Directors’ liability: directors facing increased exposure from insolvency events

Written on 3 Jun 2016

Following changes to the Insolvency Act 1986, directors (and others where fraudulent trading is involved) are now exposed to a wider pool of potential claimants seeking compensation. That pool of potential claimants now includes administrators of the company, the Secretary of State and third parties.

These new risks are particularly significant in cases where criminal, rather than civil, breaches are alleged. Nevertheless, the changes press home the potential risks for all directors that the position can hold, and the need to take advice when their business is struggling.

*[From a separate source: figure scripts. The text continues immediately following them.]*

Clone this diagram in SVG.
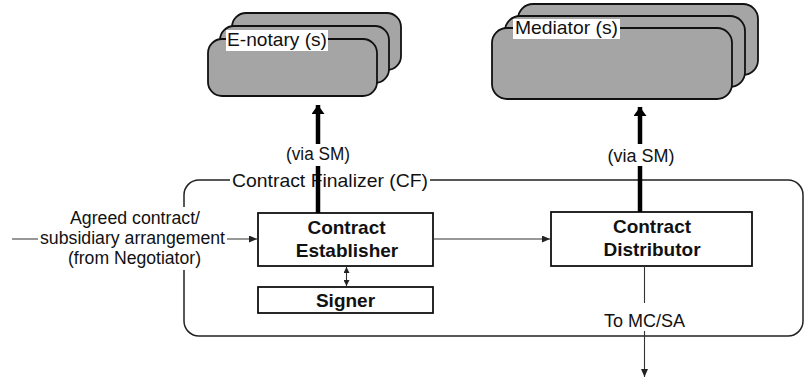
<svg xmlns="http://www.w3.org/2000/svg" width="805" height="382" viewBox="0 0 805 382">
<style>
.stk{fill:#a5a5a5;stroke:#111;stroke-width:1.8}
.box{fill:#fff;stroke:#111;stroke-width:1.8}
.t{font-family:"Liberation Sans",Arial,sans-serif;font-size:17.5px;fill:#111}
.tl{font-family:"Liberation Sans",Arial,sans-serif;font-size:19px;fill:#111}
.b{font-family:"Liberation Sans",Arial,sans-serif;font-size:19px;font-weight:bold;fill:#111;text-anchor:middle}
.m{text-anchor:middle}
.thin{stroke:#333;stroke-width:1.1;fill:none}
.thick{stroke:#000;stroke-width:4.5;fill:none}
.bg{fill:#fff}
</style>
<defs>
<marker id="ah" markerUnits="userSpaceOnUse" markerWidth="8" markerHeight="7" refX="8" refY="3.5" orient="auto-start-reverse"><path d="M0,0 L8,3.5 L0,7 z" fill="#222"/></marker>
<marker id="ahs" markerUnits="userSpaceOnUse" markerWidth="6" markerHeight="6" refX="6" refY="3" orient="auto-start-reverse"><path d="M0,0 L6,3 L0,6 z" fill="#222"/></marker>
<marker id="ahb" markerUnits="userSpaceOnUse" markerWidth="9" markerHeight="13" refX="9" refY="6.5" orient="auto"><path d="M0,0 L9,6.5 L0,13 z" fill="#000"/></marker>
</defs>

<!-- Contract Finalizer container -->
<g id="cf">
<rect x="184" y="180" width="619" height="156" rx="15" ry="15" fill="none" stroke="#222" stroke-width="1.5"/>
</g>

<!-- E-notary stack -->
<g id="enotary">
<rect class="stk" x="232" y="13" width="169" height="57" rx="14"/>
<rect class="stk" x="220" y="26" width="169" height="57" rx="14"/>
<rect class="stk" x="208" y="39" width="169" height="57" rx="14"/>
<rect class="bg" x="226" y="30" width="102" height="21"/>
<text class="tl" x="227" y="45.5" textLength="100" lengthAdjust="spacingAndGlyphs">E-notary (s)</text>
</g>

<!-- Mediator stack -->
<g id="mediator">
<rect class="stk" x="518" y="4" width="240" height="71" rx="15"/>
<rect class="stk" x="505" y="16" width="240" height="71" rx="15"/>
<rect class="stk" x="492" y="28" width="240" height="71" rx="15"/>
<rect class="bg" x="513" y="19" width="107" height="20"/>
<text class="tl" x="515" y="34" textLength="103" lengthAdjust="spacingAndGlyphs">Mediator (s)</text>
</g>

<!-- Contract Establisher -->
<g id="establisher">
<rect class="box" x="258" y="213" width="175" height="53"/>
<text class="b" x="346.5" y="234">Contract</text>
<text class="b" x="347" y="257">Establisher</text>
</g>

<!-- Signer -->
<g id="signer">
<rect class="box" x="258" y="287" width="175" height="26"/>
<text class="b" x="345.5" y="306.5">Signer</text>
</g>

<!-- Contract Distributor -->
<g id="distributor">
<rect class="box" x="551" y="212" width="201" height="54"/>
<text class="b" x="652" y="233">Contract</text>
<text class="b" x="652" y="256">Distributor</text>
</g>

<!-- Connectors -->
<g id="connectors">
<line class="thin" x1="12" y1="239" x2="257" y2="239" marker-end="url(#ah)"/>
<line class="thin" x1="433" y1="239" x2="550" y2="239" marker-end="url(#ah)"/>
<line class="thin" x1="346.5" y1="267" x2="346.5" y2="286" marker-start="url(#ahs)" marker-end="url(#ahs)"/>
<line class="thin" x1="644.5" y1="266" x2="644.5" y2="377" marker-end="url(#ah)"/>
</g>

<!-- Labels with white backgrounds -->
<g id="labels">
<rect class="bg" x="68" y="207" width="134" height="21"/>
<rect class="bg" x="38" y="228" width="189" height="20"/>
<rect class="bg" x="66" y="248" width="137" height="22"/>
<text class="t m" x="135" y="224" textLength="130" lengthAdjust="spacingAndGlyphs">Agreed contract/</text>
<text class="t m" x="132.5" y="243.5" textLength="185" lengthAdjust="spacingAndGlyphs">subsidiary arrangement</text>
<text class="t m" x="134.5" y="264" textLength="133" lengthAdjust="spacingAndGlyphs">(from Negotiator)</text>
<rect class="bg" x="230" y="171" width="200" height="20"/>
<text class="tl" x="232" y="187" textLength="196" lengthAdjust="spacingAndGlyphs">Contract Finalizer (CF)</text>
<rect class="bg" x="602" y="303" width="85" height="28"/>
<text class="t m" x="644.5" y="327" textLength="81" lengthAdjust="spacingAndGlyphs">To MC/SA</text>
</g>

<!-- Thick arrows via SM -->
<g id="via-sm">
<line class="thick" x1="318" y1="213" x2="318" y2="105" marker-end="url(#ahb)"/>
<line class="thick" x1="640" y1="212" x2="640" y2="107" marker-end="url(#ahb)"/>
<rect class="bg" x="284" y="144" width="68" height="22"/>
<text class="t m" x="318" y="160" textLength="64" lengthAdjust="spacingAndGlyphs">(via SM)</text>
<rect class="bg" x="606" y="144" width="71" height="22"/>
<text class="t m" x="641" y="161.5" textLength="67" lengthAdjust="spacingAndGlyphs">(via SM)</text>
</g>
</svg>
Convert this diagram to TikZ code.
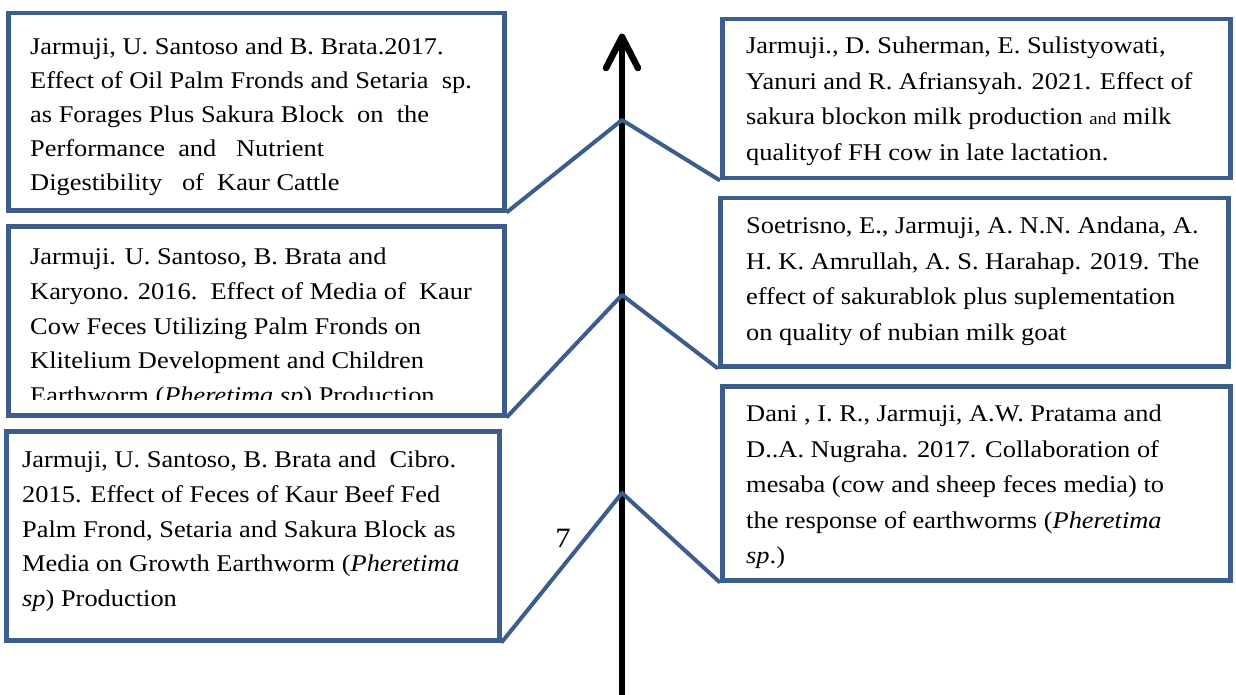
\documentclass[tikz,border=0pt]{standalone}
\usepackage{fontspec}
\setmainfont{Liberation Serif}[FakeStretch=1.1]
\definecolor{boxblue}{HTML}{3B5E8C}
\tikzset{
  refbox/.style={draw=boxblue, line width=4.5pt, fill=white, rectangle, anchor=north west, inner sep=0pt},
  reftext/.style={anchor=north west, inner sep=0pt, align=left, font=\fontsize{24}{35.5}\selectfont},
  conn/.style={draw=boxblue, line width=4pt, line join=round},
  axis/.style={line width=6.5pt, line cap=round, line join=round},
}
\begin{document}
\begin{tikzpicture}[x=1pt, y=-1pt]
\useasboundingbox (0,0) rectangle (1236,695);
% timeline arrow
\coordinate (abot) at (622,700);
\coordinate (atop) at (622,37);
\coordinate (j1) at (622,120);
\coordinate (j2) at (622,295);
\coordinate (j3) at (622,493);
\draw[axis] (abot) -- (atop);
\draw[axis] (atop) -- ++(-16,31);
\draw[axis] (atop) -- ++(16,31);
% boxes
\node[refbox, minimum width=496pt, minimum height=197pt] (L1) at (6,11) {};
\node[refbox, minimum width=496pt, minimum height=189pt] (L2) at (6,224) {};
\node[refbox, minimum width=493pt, minimum height=209pt] (L3) at (4,429) {};
\node[refbox, minimum width=508pt, minimum height=159pt] (R1) at (720,17) {};
\node[refbox, minimum width=508pt, minimum height=168pt] (R2) at (718,196) {};
\node[refbox, minimum width=508pt, minimum height=194pt] (R3) at (720,384) {};
% connectors
\draw[conn] (L1.south east) -- (j1) -- (R1.south west);
\draw[conn] (L2.south east) -- (j2) -- (R2.south west);
\draw[conn] (L3.south east) -- (j3) -- (R3.south west);
% texts
\node[reftext, font=\fontsize{24}{34}\selectfont] (L1t) at (30,38) {Jarmuji, U. Santoso and B. Brata.2017.\\
Effect of Oil Palm Fronds and Setaria\ \ sp.\\
as Forages Plus Sakura Block\ \ on\ \ the\\
Performance\ \ and\ \ \ Nutrient\\
Digestibility\ \ \ of\ \ Kaur Cattle};
\begin{scope}
\clip (6,224) rectangle (502,399);
\node[reftext, font=\fontsize{24}{34.6}\selectfont] (L2t) at (30,248) {Jarmuji. U. Santoso, B. Brata and\\
Karyono. 2016.\ \ Effect of Media of\ \ Kaur\\
Cow Feces Utilizing Palm Fronds on\\
Klitelium Development and Children\\
Earthworm (\textit{Pheretima sp}) Production};
\end{scope}
\node[reftext, font=\fontsize{24}{34.6}\selectfont] (L3t) at (22,451) {Jarmuji, U. Santoso, B. Brata and\ \ Cibro.\\
2015. Effect of Feces of Kaur Beef Fed\\
Palm Frond, Setaria and Sakura Block as\\
Media on Growth Earthworm (\textit{Pheretima}\\
\textit{sp}) Production};
\node[reftext] (R1t) at (746,37) {Jarmuji., D.\ Suherman, E.\ Sulistyowati,\\
Yanuri and R. Afriansyah. 2021. Effect of\\
sakura blockon milk production {\fontsize{17}{20}\selectfont and} milk\\
qualityof FH cow in late lactation.};
\node[reftext] (R2t) at (746,217) {Soetrisno, E., Jarmuji, A. N.N. Andana, A.\\
H. K. Amrullah, A. S. Harahap. 2019. The\\
effect of sakurablok plus suplementation\\
on quality of nubian milk goat};
\node[reftext] (R3t) at (746,405) {Dani , I. R., Jarmuji, A.W. Pratama and\\
D..A. Nugraha. 2017. Collaboration of\\
mesaba (cow and sheep feces media) to\\
the response of earthworms (\textit{Pheretima}\\
\textit{sp}.)};
\node[font=\fontsize{28}{30}\selectfont, inner sep=0pt] (pg) at (563,538) {7};
\end{tikzpicture}
\end{document}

Wrongful trading and fraudulent trading

Upon a company entering liquidation or administration, the insolvency practitioner will invariably scrutinise the directors’ conduct. If at some point earlier in the life of the company it reached an insolvent position, but it continued to trade beyond a point where insolvency could not reasonably be avoided, the directors are likely to face accusations of wrongful trading. In essence, they can be held personally liable to contribute to a shortfall incurred after the point that they should have known that there was no prospect of avoiding a formal insolvency and they should have ceased trading.

Fraudulent trading, by contrast, is where directors or others involved in the business carry on business with the intent to defraud creditors. Where this is the case, those individuals can be held personally liable for the losses caused to creditors.

Wrongful trading is a civil offence which could lead to a director disqualification and/or financial penalties, while fraudulent trading is a criminal offence which carries the additional potential sanction of a prison sentence.

Liquidators have long benefitted from procedures available to enable them to seek compensation from directors of insolvent companies under the wrongful and fraudulent trading regimes (sections 213 and 214 Insolvency Act 1986). New legislation, however, increases the number of potential claimants.

What has changed?

In 2015, the combined effect of two new pieces of legislation – the Deregulation Act 2015 and the Small Business, Enterprise and Employment Act 2015 – was to introduce a number of changes to the Insolvency Act 1986. These changes could have a material impact on directors and significantly enhance their exposure to claims.

The main changes that relate to directors’ liability are that:

  • administrators (as well as liquidators) can now pursue wrongful and fraudulent trading claims;
  • liquidators and administrators can now assign the right of action to bring those claims to third parties. They could, for example, assign the claim to a creditor that might have both the motivation and the means to pursue the action more vigorously (sometimes insolvency practitioners are hampered in their pursuit of actions by lack of funds in the liquidation or administration or the lack of appetite of creditors to support the pursuit of the claims);
  • transactions at an undervalue or preference and extortionate credit transactions can also be assigned;
  • the Secretary of State now has 3 years (previously it had been 2 years) from the date of the company’s insolvency to pursue directors disqualification proceedings seeking the disqualification of a director. Generally, there is a greater prospect of such action being taken where allegations of criminal behaviour are made against the director;
  • within 2 years of a disqualification order having been made (or the director agreeing to a disqualification undertaking), the Secretary of State can apply for a compensation order where a director’s conduct has caused loss to one or more creditors of an insolvent company of which the person has at any time been a director. The compensation is payable either:
    • to the Secretary of State, for the benefit of a creditor or creditors specified in the order or a class or classes of specified creditors; or
    • as a contribution to the assets of the company; and
  • the Secretary of State can accept a compensation undertaking (instead of a compensation order), which would be a voluntary arrangement between the director and the Secretary of State for the director to pay compensation.

What does this mean for directors?

These changes create a potentially greater risk of financial penalties for directors, as well as non-directors in the case of fraudulent trading. If the liquidator or administrator does not have the funds to pursue claims, there are options for creditors to bring claims or compensation orders to be made through the new Secretary of State route. If there are possible criminal issues, the Secretary of State may consider that there is a stronger reason to pursue compensation orders.

It is yet to be seen how this will work in practice. Will the Secretary of State only pursue proceedings if the office holder does not do so, or does not assign the claims to third parties who will? These concerns could hang over a director for some time – firstly, 3 years during which disqualification proceedings could be issued, followed by 2 years from any order or undertaking during which a compensation order can be issued. If any of those proceedings are challenged, this would further extend the period of uncertainty for the director.

This is a serious message to directors. They must be aware of all of the potential liability to make a financial contribution following the insolvency of a company of which they were director, not just the possibility of a disqualification (which could be subject to a successful application for leave to act whilst disqualified).

Given the more onerous risks for directors, it is more than ever critical that they obtain legal advice if they encounter distressed situations. Case law shows that if directors act reasonably and take professional advice, they have an improved prospect of avoiding sanctions.